The story of Adam and Eve might be the most important story in the Bible, because it’s the story that tells us that God is really good. When we grapple with all of the bad in our world sometimes we ask  “Why did God make it this way?” But the Garden of Eden myth tells us that God didn’t—actually we, human beings make choices every day and many of those choices are bad ones. It was choice, not design, that ended paradise. This story, more than a definite happening of history, is a story that helps us understand the world at a deeper level. Versions of it exist in many cultures, and I’d go as far as to say it’s tells us something about the very heart of what it means to be a human.

So here’s where Hope comes in, and why it’s important to understand that Hope is a uniquely religious word. It’s a word that only makes sense if God is real. Our deepest hope, our one true hope, is that what’s broken about this world we live in won’t always be. After Adam and Eve made a bad choice, the word Hope came about. Prior to the bad choice, the separation from God, there was no need for hope because all things were right. Hope is a word that’s dependent on God because if there is no real possibility of a world without brokenness, than much of what we work and pray for here at Lydia’s House isn’t Hope at all, it’s just a wish dream.

Remember when I started this talk and said it’s important to know that 2 worlds co-exist. Those worlds are not muggles and wizards. Actually one of those worlds is God’s hoped for reality and the other is just normal or not so great. In God’s reality we have to talk about hope all the time. We hope that all people are housed, we hope that wars end, we hope that everyone can get good health care and healthy food. These hopes are important because they are like a map for what to do next if we want to follow God. In the other world – the just normal or not so great one- we don’t use the word hope or we shouldn’t. We have wishdreams in that world: wishdreams that we might win the lottery and just have so much money we can forget about the world’s problems, wish dreams that a better president would have fixed all the broken ness while we look at Facebook, wish dreams that people alone without God can figure this out. Hope gives us life; wishdreams can take us down paths that end in not much happening, or even in disillusionment.

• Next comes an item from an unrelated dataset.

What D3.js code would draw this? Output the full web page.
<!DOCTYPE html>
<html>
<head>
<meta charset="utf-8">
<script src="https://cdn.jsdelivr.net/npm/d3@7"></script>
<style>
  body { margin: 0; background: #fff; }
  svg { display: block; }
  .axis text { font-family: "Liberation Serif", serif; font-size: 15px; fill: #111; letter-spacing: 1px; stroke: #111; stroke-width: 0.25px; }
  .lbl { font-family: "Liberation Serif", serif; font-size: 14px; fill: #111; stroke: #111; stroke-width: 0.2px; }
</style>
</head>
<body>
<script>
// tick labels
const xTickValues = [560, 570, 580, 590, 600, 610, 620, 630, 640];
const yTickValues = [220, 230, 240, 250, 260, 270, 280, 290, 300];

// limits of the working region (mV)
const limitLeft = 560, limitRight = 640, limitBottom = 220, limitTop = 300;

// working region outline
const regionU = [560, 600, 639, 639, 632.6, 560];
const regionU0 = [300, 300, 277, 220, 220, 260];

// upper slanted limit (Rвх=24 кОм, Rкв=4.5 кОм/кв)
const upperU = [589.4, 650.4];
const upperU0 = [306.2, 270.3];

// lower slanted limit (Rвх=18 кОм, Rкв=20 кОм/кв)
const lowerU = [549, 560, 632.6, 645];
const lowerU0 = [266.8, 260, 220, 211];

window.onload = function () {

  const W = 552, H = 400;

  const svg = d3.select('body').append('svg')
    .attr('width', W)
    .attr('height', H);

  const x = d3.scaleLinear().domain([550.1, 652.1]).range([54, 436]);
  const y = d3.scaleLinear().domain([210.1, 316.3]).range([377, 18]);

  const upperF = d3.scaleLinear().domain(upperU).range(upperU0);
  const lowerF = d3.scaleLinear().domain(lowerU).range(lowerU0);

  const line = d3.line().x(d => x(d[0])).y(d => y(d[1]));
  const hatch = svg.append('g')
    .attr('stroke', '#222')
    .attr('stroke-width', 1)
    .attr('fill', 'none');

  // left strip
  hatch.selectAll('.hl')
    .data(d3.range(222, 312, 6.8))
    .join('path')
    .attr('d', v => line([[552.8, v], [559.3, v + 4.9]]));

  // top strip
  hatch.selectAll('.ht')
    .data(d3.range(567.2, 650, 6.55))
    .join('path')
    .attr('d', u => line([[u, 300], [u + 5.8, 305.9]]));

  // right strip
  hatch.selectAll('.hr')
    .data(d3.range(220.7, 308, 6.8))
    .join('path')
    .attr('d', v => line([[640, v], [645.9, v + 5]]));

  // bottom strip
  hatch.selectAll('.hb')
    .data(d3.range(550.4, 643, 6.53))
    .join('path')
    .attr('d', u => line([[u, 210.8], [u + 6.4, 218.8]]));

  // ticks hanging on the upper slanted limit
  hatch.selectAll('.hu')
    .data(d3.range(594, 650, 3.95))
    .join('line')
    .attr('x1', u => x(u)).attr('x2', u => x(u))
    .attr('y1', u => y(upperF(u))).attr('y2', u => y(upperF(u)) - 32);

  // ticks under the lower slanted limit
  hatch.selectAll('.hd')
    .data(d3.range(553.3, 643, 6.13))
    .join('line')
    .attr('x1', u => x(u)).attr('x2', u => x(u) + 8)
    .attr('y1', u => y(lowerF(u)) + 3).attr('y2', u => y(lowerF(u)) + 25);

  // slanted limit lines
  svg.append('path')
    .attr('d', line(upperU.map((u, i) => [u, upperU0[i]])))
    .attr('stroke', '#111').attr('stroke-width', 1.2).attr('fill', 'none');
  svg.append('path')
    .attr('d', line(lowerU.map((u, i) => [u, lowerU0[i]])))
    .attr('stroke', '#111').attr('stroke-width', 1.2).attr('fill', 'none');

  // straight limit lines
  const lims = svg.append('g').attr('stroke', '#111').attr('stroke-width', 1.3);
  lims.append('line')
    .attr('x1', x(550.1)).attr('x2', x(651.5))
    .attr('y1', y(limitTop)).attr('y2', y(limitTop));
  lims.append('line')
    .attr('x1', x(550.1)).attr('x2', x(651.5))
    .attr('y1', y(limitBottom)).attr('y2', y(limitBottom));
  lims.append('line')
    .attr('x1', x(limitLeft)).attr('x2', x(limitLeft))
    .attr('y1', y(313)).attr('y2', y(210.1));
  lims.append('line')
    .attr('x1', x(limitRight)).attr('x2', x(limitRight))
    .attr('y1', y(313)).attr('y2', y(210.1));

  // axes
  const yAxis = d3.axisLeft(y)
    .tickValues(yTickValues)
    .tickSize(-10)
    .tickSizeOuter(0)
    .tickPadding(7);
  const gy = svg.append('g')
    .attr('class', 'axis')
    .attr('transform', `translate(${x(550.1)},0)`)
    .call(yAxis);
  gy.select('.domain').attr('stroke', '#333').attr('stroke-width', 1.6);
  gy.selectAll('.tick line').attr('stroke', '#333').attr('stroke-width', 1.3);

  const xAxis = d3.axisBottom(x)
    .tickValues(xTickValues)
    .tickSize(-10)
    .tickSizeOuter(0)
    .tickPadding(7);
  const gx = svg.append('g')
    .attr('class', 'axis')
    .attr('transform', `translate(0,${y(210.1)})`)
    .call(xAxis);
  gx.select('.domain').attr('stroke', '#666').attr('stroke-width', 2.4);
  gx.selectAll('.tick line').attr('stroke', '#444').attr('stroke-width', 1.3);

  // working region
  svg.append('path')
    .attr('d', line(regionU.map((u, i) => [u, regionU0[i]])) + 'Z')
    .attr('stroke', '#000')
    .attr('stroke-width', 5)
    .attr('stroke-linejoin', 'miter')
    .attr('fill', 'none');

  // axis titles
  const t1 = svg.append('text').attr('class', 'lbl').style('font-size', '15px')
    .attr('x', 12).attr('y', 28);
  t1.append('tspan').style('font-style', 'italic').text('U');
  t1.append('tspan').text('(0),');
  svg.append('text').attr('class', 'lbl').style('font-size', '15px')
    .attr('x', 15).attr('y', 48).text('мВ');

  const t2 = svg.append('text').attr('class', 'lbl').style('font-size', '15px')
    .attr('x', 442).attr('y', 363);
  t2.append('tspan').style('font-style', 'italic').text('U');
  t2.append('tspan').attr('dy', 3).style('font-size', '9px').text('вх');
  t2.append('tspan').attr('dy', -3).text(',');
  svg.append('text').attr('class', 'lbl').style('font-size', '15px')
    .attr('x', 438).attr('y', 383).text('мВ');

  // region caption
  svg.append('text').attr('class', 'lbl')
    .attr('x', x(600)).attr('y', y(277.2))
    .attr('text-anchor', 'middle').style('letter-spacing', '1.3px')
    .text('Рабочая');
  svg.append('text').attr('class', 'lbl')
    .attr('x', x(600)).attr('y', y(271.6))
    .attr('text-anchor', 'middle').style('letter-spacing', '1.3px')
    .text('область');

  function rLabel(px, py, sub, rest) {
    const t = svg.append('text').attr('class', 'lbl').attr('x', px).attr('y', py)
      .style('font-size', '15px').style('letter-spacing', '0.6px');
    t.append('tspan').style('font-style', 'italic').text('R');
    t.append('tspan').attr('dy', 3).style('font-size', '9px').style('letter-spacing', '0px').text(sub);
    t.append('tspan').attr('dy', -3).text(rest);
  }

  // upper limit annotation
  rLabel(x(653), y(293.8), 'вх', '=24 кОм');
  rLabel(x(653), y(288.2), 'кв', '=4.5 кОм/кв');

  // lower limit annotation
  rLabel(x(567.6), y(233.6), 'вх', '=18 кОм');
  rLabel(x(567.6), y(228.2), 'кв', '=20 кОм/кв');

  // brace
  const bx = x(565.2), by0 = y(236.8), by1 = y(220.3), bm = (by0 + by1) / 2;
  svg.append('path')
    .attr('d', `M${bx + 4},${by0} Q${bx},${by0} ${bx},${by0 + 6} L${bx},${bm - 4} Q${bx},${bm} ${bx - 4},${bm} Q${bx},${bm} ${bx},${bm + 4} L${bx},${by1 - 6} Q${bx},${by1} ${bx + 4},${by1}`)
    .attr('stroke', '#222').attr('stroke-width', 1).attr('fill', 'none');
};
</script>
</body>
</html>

So hope is a uniquely God centered word. And hope is a word that we talk about in Advent especially because in addition to hope being something that helps us wake up each day and keep on working with God to bring God’s world to the forefront, hope was embodied in Jesus. Each day that we light the candles of advent and count the days, it’s not just toward opening presents, it’s a way that we stand with all people in history who looked for a coming Messiah, a ruler who would bring us back to paradise. Jesus is the embodiment of Hope not because we’re now living in the Garden of Eden but because we saw in his life what our lives should look like if we are really co-workers and friends with God. And even without him physically present in the world, we are guided by his spirit in prayer. Prayer is like our blue print for next steps in building the world that God wants, sometimes against the normal or not so great world that often is at the forefront.

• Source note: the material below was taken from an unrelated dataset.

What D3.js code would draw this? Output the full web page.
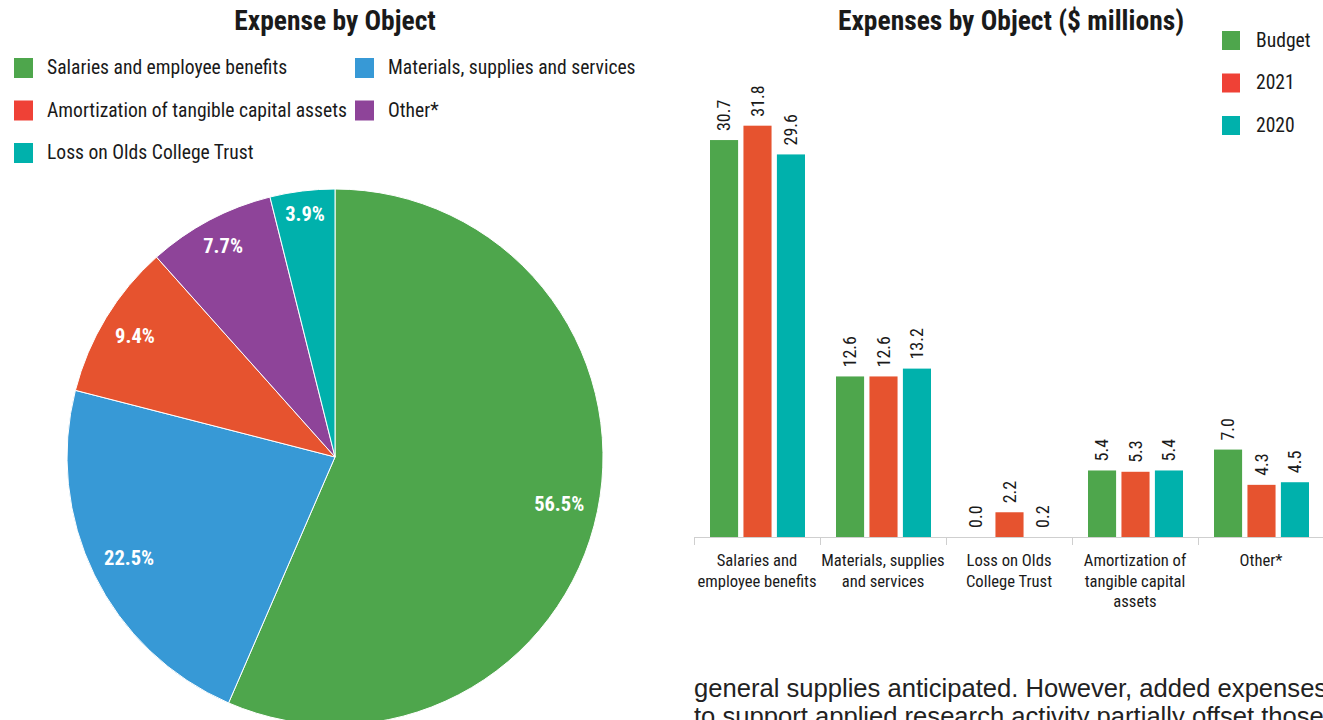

And finally we talk about Hope in advent, because like our ancestors who waited and longed for the birth of Christ, we know that the world we have now isn’t the end of the story. Loving and being in relationship with Jesus fuels our hope that, one day, we will forget completely about the not so great—the world of wars, of hunger, of sadness and death and actually the better world, God’s world, will be all that there is. Some people call this the second coming, some people call this the Kingdom or Kin’dom of God, some people call this heaven. What we know for sure is that as long as people have been around, we’ve all sensed—even if we never read the story of Adam and Eve—that there’s more out there than just a broken world. It’s not just a good thing about being a Christian, but it’s our job, to hold onto hope and to look for signs of God’s world breaking into this world, and to listen and pray for God’s blue print, so we can do our part as we wait expectantly for what God will do next.